**Problem**
Leave out the pictures and transcribe everything else exactly.

○ ○ ○ ○ ○

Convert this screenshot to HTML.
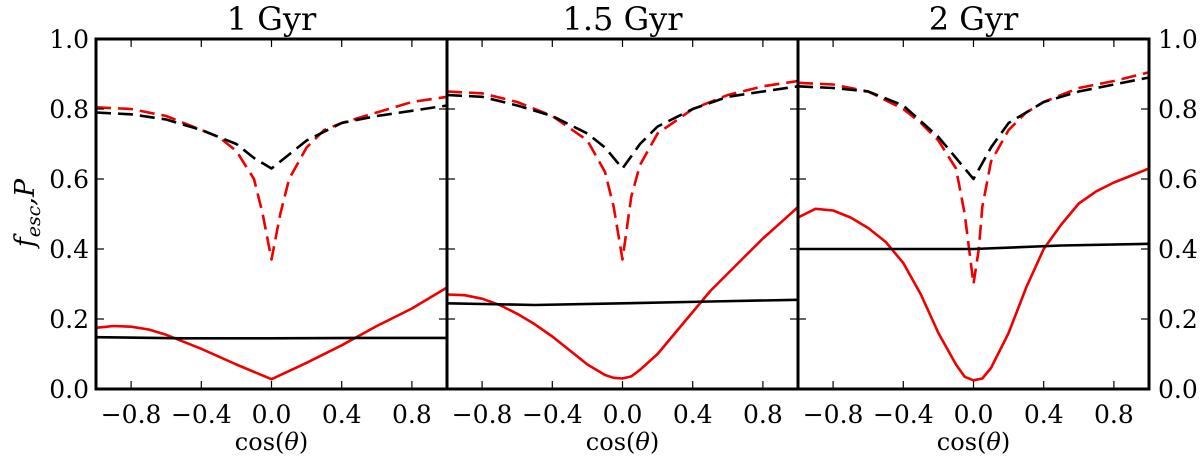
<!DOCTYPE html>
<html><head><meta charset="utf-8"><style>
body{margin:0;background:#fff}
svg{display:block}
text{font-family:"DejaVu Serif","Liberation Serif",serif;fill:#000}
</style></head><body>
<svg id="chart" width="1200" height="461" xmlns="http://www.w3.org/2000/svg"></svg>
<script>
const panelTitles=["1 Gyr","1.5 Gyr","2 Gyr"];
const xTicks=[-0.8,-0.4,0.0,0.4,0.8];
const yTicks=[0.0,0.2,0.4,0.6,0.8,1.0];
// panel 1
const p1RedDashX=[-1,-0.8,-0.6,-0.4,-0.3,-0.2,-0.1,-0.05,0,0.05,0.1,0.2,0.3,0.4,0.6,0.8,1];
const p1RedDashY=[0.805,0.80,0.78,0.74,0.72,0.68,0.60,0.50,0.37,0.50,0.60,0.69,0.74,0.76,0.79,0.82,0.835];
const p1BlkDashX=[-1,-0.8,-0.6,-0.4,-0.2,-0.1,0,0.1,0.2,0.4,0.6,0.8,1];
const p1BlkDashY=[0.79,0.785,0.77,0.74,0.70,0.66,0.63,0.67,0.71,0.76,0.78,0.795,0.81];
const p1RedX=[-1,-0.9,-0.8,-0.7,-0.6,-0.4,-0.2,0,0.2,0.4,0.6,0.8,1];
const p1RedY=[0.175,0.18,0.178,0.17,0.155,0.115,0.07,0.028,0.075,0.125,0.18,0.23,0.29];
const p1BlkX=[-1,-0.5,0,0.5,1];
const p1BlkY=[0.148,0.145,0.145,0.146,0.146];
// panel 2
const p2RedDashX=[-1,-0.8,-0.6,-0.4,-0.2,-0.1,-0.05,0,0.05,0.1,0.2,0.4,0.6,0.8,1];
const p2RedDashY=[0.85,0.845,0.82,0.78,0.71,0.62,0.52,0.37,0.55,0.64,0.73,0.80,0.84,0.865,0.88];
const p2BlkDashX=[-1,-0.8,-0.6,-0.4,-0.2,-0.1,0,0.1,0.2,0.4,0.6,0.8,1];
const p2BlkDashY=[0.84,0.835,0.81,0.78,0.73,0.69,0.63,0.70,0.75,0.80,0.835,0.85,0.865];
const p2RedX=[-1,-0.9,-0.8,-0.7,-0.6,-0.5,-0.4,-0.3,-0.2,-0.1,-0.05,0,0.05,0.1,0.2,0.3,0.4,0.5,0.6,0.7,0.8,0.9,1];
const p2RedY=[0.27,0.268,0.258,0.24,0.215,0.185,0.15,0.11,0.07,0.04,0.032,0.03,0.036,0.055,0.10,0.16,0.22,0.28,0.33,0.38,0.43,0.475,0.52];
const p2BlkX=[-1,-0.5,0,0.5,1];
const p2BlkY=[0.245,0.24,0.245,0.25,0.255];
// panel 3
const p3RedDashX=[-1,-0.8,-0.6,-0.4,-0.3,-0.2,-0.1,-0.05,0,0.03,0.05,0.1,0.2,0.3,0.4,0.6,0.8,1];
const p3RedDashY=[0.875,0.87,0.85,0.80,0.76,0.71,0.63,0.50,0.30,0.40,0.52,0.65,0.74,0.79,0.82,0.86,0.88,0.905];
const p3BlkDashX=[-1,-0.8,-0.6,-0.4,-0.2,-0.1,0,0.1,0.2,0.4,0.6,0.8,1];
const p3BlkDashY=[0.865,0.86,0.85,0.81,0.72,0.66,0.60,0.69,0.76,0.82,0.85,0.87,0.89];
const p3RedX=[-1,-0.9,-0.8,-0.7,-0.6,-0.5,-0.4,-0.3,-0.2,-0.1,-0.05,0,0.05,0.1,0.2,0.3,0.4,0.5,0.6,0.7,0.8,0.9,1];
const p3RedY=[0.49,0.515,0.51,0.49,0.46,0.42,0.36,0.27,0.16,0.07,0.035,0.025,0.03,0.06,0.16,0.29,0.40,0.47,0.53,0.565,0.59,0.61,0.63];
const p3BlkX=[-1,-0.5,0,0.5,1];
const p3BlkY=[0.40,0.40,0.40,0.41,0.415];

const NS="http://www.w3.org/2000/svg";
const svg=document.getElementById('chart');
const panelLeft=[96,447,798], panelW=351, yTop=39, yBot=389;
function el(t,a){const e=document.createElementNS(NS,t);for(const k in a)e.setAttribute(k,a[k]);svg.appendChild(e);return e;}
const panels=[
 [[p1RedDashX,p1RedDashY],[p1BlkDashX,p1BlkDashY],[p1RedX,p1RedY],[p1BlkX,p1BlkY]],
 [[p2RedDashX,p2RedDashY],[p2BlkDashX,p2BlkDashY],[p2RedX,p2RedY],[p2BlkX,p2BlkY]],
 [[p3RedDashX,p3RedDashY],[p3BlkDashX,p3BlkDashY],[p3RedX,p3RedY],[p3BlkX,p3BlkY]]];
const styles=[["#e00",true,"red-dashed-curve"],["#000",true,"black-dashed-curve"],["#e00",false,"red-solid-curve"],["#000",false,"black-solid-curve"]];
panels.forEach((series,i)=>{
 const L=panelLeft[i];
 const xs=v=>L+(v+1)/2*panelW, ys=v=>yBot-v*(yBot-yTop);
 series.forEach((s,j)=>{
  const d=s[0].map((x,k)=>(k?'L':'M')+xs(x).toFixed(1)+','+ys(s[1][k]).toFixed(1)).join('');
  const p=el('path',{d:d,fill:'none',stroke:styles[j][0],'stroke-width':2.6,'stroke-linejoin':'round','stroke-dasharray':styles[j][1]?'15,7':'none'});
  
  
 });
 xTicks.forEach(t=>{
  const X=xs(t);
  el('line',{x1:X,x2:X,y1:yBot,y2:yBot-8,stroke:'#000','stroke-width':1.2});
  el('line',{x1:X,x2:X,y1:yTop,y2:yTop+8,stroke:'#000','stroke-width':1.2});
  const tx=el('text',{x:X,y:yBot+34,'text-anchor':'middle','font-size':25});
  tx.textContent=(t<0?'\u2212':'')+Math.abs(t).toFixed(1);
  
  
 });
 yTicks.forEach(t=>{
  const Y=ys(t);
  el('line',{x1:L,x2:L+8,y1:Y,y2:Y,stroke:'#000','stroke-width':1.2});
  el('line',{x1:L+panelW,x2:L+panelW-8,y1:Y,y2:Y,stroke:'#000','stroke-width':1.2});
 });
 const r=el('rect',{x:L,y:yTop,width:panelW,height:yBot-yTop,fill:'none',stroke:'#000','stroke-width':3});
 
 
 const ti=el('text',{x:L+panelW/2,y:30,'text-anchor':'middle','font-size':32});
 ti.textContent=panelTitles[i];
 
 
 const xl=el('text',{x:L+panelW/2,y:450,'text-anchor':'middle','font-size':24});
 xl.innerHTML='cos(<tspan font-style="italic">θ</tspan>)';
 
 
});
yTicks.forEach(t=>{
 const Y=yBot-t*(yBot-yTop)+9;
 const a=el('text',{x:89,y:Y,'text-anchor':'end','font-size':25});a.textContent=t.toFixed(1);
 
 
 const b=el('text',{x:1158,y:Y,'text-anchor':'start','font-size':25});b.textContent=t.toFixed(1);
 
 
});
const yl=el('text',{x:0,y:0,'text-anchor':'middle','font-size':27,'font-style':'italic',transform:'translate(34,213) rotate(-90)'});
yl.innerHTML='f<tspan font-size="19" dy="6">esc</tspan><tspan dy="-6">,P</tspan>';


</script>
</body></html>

○ ○ ○ ○ ○

**Task answer**
Convert this screenshot to HTML.
<!DOCTYPE html>
<html><head><meta charset="utf-8"><style>
body{margin:0;background:#fff}
svg{display:block}
text{font-family:"DejaVu Serif","Liberation Serif",serif;fill:#000}
</style></head><body>
<svg id="chart" width="1200" height="461" xmlns="http://www.w3.org/2000/svg"></svg>
<script>
const panelTitles=["1 Gyr","1.5 Gyr","2 Gyr"];
const xTicks=[-0.8,-0.4,0.0,0.4,0.8];
const yTicks=[0.0,0.2,0.4,0.6,0.8,1.0];
// panel 1
const p1RedDashX=[-1,-0.8,-0.6,-0.4,-0.3,-0.2,-0.1,-0.05,0,0.05,0.1,0.2,0.3,0.4,0.6,0.8,1];
const p1RedDashY=[0.805,0.80,0.78,0.74,0.72,0.68,0.60,0.50,0.37,0.50,0.60,0.69,0.74,0.76,0.79,0.82,0.835];
const p1BlkDashX=[-1,-0.8,-0.6,-0.4,-0.2,-0.1,0,0.1,0.2,0.4,0.6,0.8,1];
const p1BlkDashY=[0.79,0.785,0.77,0.74,0.70,0.66,0.63,0.67,0.71,0.76,0.78,0.795,0.81];
const p1RedX=[-1,-0.9,-0.8,-0.7,-0.6,-0.4,-0.2,0,0.2,0.4,0.6,0.8,1];
const p1RedY=[0.175,0.18,0.178,0.17,0.155,0.115,0.07,0.028,0.075,0.125,0.18,0.23,0.29];
const p1BlkX=[-1,-0.5,0,0.5,1];
const p1BlkY=[0.148,0.145,0.145,0.146,0.146];
// panel 2
const p2RedDashX=[-1,-0.8,-0.6,-0.4,-0.2,-0.1,-0.05,0,0.05,0.1,0.2,0.4,0.6,0.8,1];
const p2RedDashY=[0.85,0.845,0.82,0.78,0.71,0.62,0.52,0.37,0.55,0.64,0.73,0.80,0.84,0.865,0.88];
const p2BlkDashX=[-1,-0.8,-0.6,-0.4,-0.2,-0.1,0,0.1,0.2,0.4,0.6,0.8,1];
const p2BlkDashY=[0.84,0.835,0.81,0.78,0.73,0.69,0.63,0.70,0.75,0.80,0.835,0.85,0.865];
const p2RedX=[-1,-0.9,-0.8,-0.7,-0.6,-0.5,-0.4,-0.3,-0.2,-0.1,-0.05,0,0.05,0.1,0.2,0.3,0.4,0.5,0.6,0.7,0.8,0.9,1];
const p2RedY=[0.27,0.268,0.258,0.24,0.215,0.185,0.15,0.11,0.07,0.04,0.032,0.03,0.036,0.055,0.10,0.16,0.22,0.28,0.33,0.38,0.43,0.475,0.52];
const p2BlkX=[-1,-0.5,0,0.5,1];
const p2BlkY=[0.245,0.24,0.245,0.25,0.255];
// panel 3
const p3RedDashX=[-1,-0.8,-0.6,-0.4,-0.3,-0.2,-0.1,-0.05,0,0.03,0.05,0.1,0.2,0.3,0.4,0.6,0.8,1];
const p3RedDashY=[0.875,0.87,0.85,0.80,0.76,0.71,0.63,0.50,0.30,0.40,0.52,0.65,0.74,0.79,0.82,0.86,0.88,0.905];
const p3BlkDashX=[-1,-0.8,-0.6,-0.4,-0.2,-0.1,0,0.1,0.2,0.4,0.6,0.8,1];
const p3BlkDashY=[0.865,0.86,0.85,0.81,0.72,0.66,0.60,0.69,0.76,0.82,0.85,0.87,0.89];
const p3RedX=[-1,-0.9,-0.8,-0.7,-0.6,-0.5,-0.4,-0.3,-0.2,-0.1,-0.05,0,0.05,0.1,0.2,0.3,0.4,0.5,0.6,0.7,0.8,0.9,1];
const p3RedY=[0.49,0.515,0.51,0.49,0.46,0.42,0.36,0.27,0.16,0.07,0.035,0.025,0.03,0.06,0.16,0.29,0.40,0.47,0.53,0.565,0.59,0.61,0.63];
const p3BlkX=[-1,-0.5,0,0.5,1];
const p3BlkY=[0.40,0.40,0.40,0.41,0.415];

const NS="http://www.w3.org/2000/svg";
const svg=document.getElementById('chart');
const panelLeft=[96,447,798], panelW=351, yTop=39, yBot=389;
function el(t,a){const e=document.createElementNS(NS,t);for(const k in a)e.setAttribute(k,a[k]);svg.appendChild(e);return e;}
const panels=[
 [[p1RedDashX,p1RedDashY],[p1BlkDashX,p1BlkDashY],[p1RedX,p1RedY],[p1BlkX,p1BlkY]],
 [[p2RedDashX,p2RedDashY],[p2BlkDashX,p2BlkDashY],[p2RedX,p2RedY],[p2BlkX,p2BlkY]],
 [[p3RedDashX,p3RedDashY],[p3BlkDashX,p3BlkDashY],[p3RedX,p3RedY],[p3BlkX,p3BlkY]]];
const styles=[["#e00",true,"red-dashed-curve"],["#000",true,"black-dashed-curve"],["#e00",false,"red-solid-curve"],["#000",false,"black-solid-curve"]];
panels.forEach((series,i)=>{
 const L=panelLeft[i];
 const xs=v=>L+(v+1)/2*panelW, ys=v=>yBot-v*(yBot-yTop);
 series.forEach((s,j)=>{
  const d=s[0].map((x,k)=>(k?'L':'M')+xs(x).toFixed(1)+','+ys(s[1][k]).toFixed(1)).join('');
  const p=el('path',{d:d,fill:'none',stroke:styles[j][0],'stroke-width':2.6,'stroke-linejoin':'round','stroke-dasharray':styles[j][1]?'15,7':'none'});
  
  
 });
 xTicks.forEach(t=>{
  const X=xs(t);
  el('line',{x1:X,x2:X,y1:yBot,y2:yBot-8,stroke:'#000','stroke-width':1.2});
  el('line',{x1:X,x2:X,y1:yTop,y2:yTop+8,stroke:'#000','stroke-width':1.2});
  const tx=el('text',{x:X,y:yBot+34,'text-anchor':'middle','font-size':25});
  tx.textContent=(t<0?'\u2212':'')+Math.abs(t).toFixed(1);
  
  
 });
 yTicks.forEach(t=>{
  const Y=ys(t);
  el('line',{x1:L,x2:L+8,y1:Y,y2:Y,stroke:'#000','stroke-width':1.2});
  el('line',{x1:L+panelW,x2:L+panelW-8,y1:Y,y2:Y,stroke:'#000','stroke-width':1.2});
 });
 const r=el('rect',{x:L,y:yTop,width:panelW,height:yBot-yTop,fill:'none',stroke:'#000','stroke-width':3});
 
 
 const ti=el('text',{x:L+panelW/2,y:30,'text-anchor':'middle','font-size':32});
 ti.textContent=panelTitles[i];
 
 
 const xl=el('text',{x:L+panelW/2,y:450,'text-anchor':'middle','font-size':24});
 xl.innerHTML='cos(<tspan font-style="italic">θ</tspan>)';
 
 
});
yTicks.forEach(t=>{
 const Y=yBot-t*(yBot-yTop)+9;
 const a=el('text',{x:89,y:Y,'text-anchor':'end','font-size':25});a.textContent=t.toFixed(1);
 
 
 const b=el('text',{x:1158,y:Y,'text-anchor':'start','font-size':25});b.textContent=t.toFixed(1);
 
 
});
const yl=el('text',{x:0,y:0,'text-anchor':'middle','font-size':27,'font-style':'italic',transform:'translate(34,213) rotate(-90)'});
yl.innerHTML='f<tspan font-size="19" dy="6">esc</tspan><tspan dy="-6">,P</tspan>';


</script>
</body></html>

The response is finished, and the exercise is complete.